What you’re seeing here is not a “slowdown” of the pool, but more that you’re reading the data out of ARC instead of out of disk for a period of time. Thats why you see the demand_data and prefetch_data jump up just after the demand_metadata.
This is then followed by the ARC Hit Ratio dropping, and the performance decreasing.
Looking at your output from zpool iostat I’m a bit puzzled. It looks more like you are WRITING to the pool not reading from it. Are you moving a file on the TrueNAS and writing it back to the TrueNAS or something?
To be honest, I’m still confused by the ARC hit ratio decreasing while it’s reading data. And I’m not quite sure what you mean.
From what I understand, the ARC (RAM) is generally used for write caching. Since I’m not writing any files but instead reading a 100GB file from the server, it shouldn’t be interacting with the RAM, especially since the file doesn’t fit into it. Or could this be related to metadata? Would using an L2ARC for metadata help in this situation? Others have mentioned that it wouldn’t affect a one-time read of large files, and I tend to agree.
I also don’t understand why the system can sustain 10GbE speeds for about a minute before dropping off. As far as I know, the file is being read directly from the disk pool without an intermediary cache. (If only ZFS supported this.)
This would imply the disk pool is capable enough to supply the data at 10GbE.
The iostat output is what I got when I entered your command in the shell. If you meant for me to run it while copying the 100GB file or if I need a different command, please let me know.
In other words, some of the data of the file in question was already in RAM. Some more of that data was prefetched because ZFS tried to intelligently help. Then, at some point in the file transfer, it could not prefetch fast enough and the data was read from disk. Thats when your slowdown occurs.
No - RAM is not used for write caching per se. By default TrueNAS will buffer up to 5 seconds of writes (and a GB limit - not sure how much) in memory as a transaction log which is then flushed to disk - which is the limit of “write caching”. The rest of ARC (Adaptive Read Cache) is used for caching frequently used data
It looks to me that the bottleneck here is in IOPS.
Each of your disks is showing over 200 IOPS with an aggregate a bit shy of 3,000. This is about the most that can expected from a hard drive.
There’s a fundamental difference between IO and throughput. You have an IO bottleneck which is manifesting itself by showing you reduced throughput from what would otherwise be possible.

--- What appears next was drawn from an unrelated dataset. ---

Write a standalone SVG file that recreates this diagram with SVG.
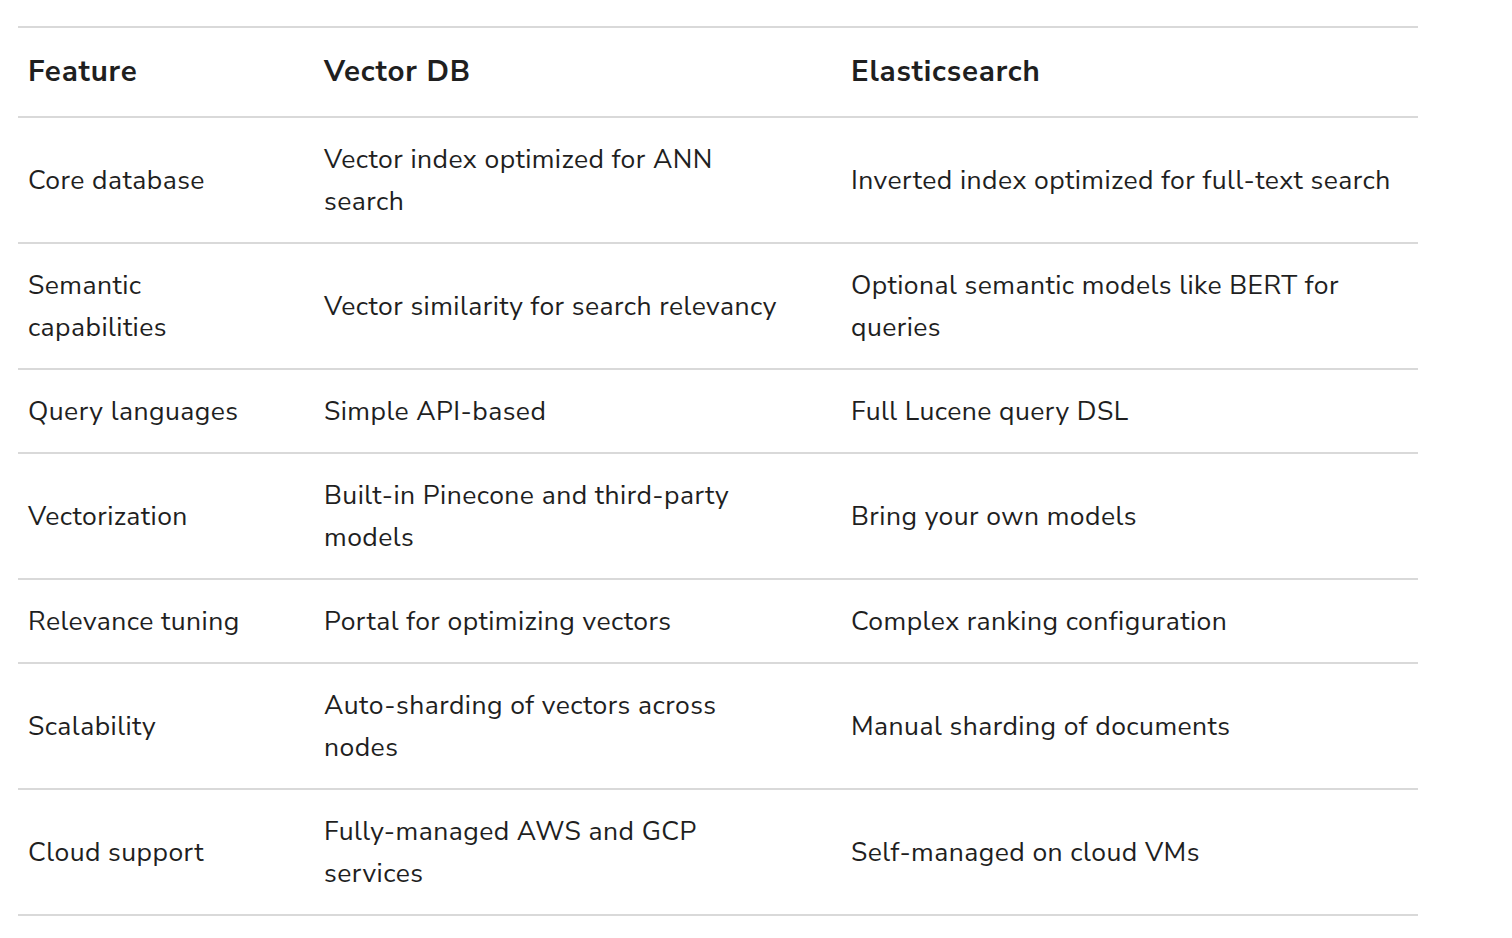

Spinning hard drives have to sping around at 7200 RPM to find a sector to read back. Theres a latency cost. IOPS - Wikipedia
Reducing the number of async read I/Os is unusual but it perhaps is helping the prefetcher - increasing the max_distance though allows each read stream to prefetch much further (2G vs 64M) so that’s probably the pivotal piece - however you might have a significant impact on more random I/O here, as if your disk is busy with 2G of speculative prefetch, a non-sequential I/O may end up “behind that” in the queue.
Can’t find the max_distance reference right now, but it’s out there.
I’m fine with random I/O being slower. This server mainly handles media files over 10GB in size, the smaller files are rarely accessed and are there just for backup purposes.
It would be great if TrueNAS could add some documentation for optimizing servers that handle large media files, as these are becoming more popular.
Or having auto-tunables detect this and optimize accordingly.
Or providing a setup option where you’re asked how the server will be used, whether for large media, VMs, databases, etc.
just out of interest, what’s your block size on the dataset? And if it’s small and you just deal with large files, create a test dataset with 1MB and test - does performance get better? Just about doing more with the limited IOPS you have. Latency will go up of course, but that’s not generally concerning for large file streams.
1MB blocksize
LZ4 compression
sync disabled
atime off
dedup off
I’m satisfied with the performance since setting the tunables.
I’d imagine setting the max_distance to 10GB+ could help, but I believe the current setting is the maximum Truenas allows.